Paul T. Jordan (born c. 1941) is an American physician and Democratic Party politician who served as the 37th Mayor of Jersey City, New Jersey. He succeeded interim mayor Charles K. Krieger. Being 30 years old at the time of his election, Jordan is the youngest mayor in the history of Jersey City.

==Biography==
After graduating from medical school in 1968, Jordan ran a drug rehabilitation center in Jersey City. His political involvement began when he joined a local reform group called the Community Action Council. Jordan was first elected as a reform candidate in a special election following the resignation of Thomas J. Whelan after Whelan's conviction for extortion and conspiracy. Jordan's election was hailed as an end to machine control of Jersey City politics, and was credited to support from a large number of young voters. He was re-elected to a full four-year term in 1973. His council team included Lois Shaw, the first woman elected to the council in Jersey City. Lois Shaw dismantled an archaic law that made it illegal for women to work in or be served in bars. With the help of her all female “caucus”, they did away with this law and ceremoniously “liberated” the Majestic Tavern bar, once across the street from City Hall.

Jordan was the first mayor to propose a major redevelopment of the Jersey City waterfront.

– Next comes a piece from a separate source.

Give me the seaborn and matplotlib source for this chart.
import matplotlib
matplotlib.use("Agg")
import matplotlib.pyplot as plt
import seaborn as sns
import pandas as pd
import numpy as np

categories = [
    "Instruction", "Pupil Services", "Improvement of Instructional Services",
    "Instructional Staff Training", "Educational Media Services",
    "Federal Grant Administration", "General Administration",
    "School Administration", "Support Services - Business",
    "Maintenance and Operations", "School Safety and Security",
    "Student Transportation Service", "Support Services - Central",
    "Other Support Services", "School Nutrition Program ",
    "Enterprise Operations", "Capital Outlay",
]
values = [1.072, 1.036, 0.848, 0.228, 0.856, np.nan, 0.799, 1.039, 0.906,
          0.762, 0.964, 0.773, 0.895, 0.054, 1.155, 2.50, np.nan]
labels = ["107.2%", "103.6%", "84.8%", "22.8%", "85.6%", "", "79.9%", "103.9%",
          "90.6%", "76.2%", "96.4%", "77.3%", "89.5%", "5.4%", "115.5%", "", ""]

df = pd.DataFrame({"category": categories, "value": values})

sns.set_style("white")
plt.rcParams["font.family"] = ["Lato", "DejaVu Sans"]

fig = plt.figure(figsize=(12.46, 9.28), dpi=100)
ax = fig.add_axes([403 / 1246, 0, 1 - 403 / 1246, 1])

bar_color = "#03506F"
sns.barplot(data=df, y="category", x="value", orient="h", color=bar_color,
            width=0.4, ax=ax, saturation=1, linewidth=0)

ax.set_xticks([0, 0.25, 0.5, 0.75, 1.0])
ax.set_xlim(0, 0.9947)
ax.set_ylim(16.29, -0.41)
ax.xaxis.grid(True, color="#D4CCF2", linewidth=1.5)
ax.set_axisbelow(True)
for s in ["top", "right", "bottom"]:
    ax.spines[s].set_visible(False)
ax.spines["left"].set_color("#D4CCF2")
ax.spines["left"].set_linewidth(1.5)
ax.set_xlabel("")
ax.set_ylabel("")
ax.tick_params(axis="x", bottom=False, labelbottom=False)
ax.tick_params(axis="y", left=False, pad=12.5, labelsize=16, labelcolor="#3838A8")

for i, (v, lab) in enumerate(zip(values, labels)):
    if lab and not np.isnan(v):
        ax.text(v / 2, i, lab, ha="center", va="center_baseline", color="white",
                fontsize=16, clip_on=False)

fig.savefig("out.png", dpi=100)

During his term, Jordan appointed Shirley Tolentino as the first African-American woman to serve as a full-time municipal court judge in New Jersey.

In 1977, Jordan did not run for reelection in Jersey City's non-partisan May election. He supports Bill Makey. Jordan ran for the Democratic nomination for Governor of New Jersey, with the primary held in June. Jordan used an aggressive television advertising campaign that was estimated to cost up to $200,000.

After Bill Mackey lost the mayoral election, he withdrew from the gubernatorial primary and supported incumbent Governor Brendan Byrne. Jordan's campaign later received a $30,000 campaign contribution from Byrne's campaign, allowing him to retire 25% of his campaign debt. Jordan retired from politics and returned to his medical career following his withdrawal from the primary. He later served as the Chairman of Emergency Medicine at Trinitas Hospital in Elizabeth, New Jersey.

Jordan served as a member of the New Jersey State Board of Human Services and served as its chairman from 1991 until 1996. He is also the treasurer of the State Board of Medical Examiners.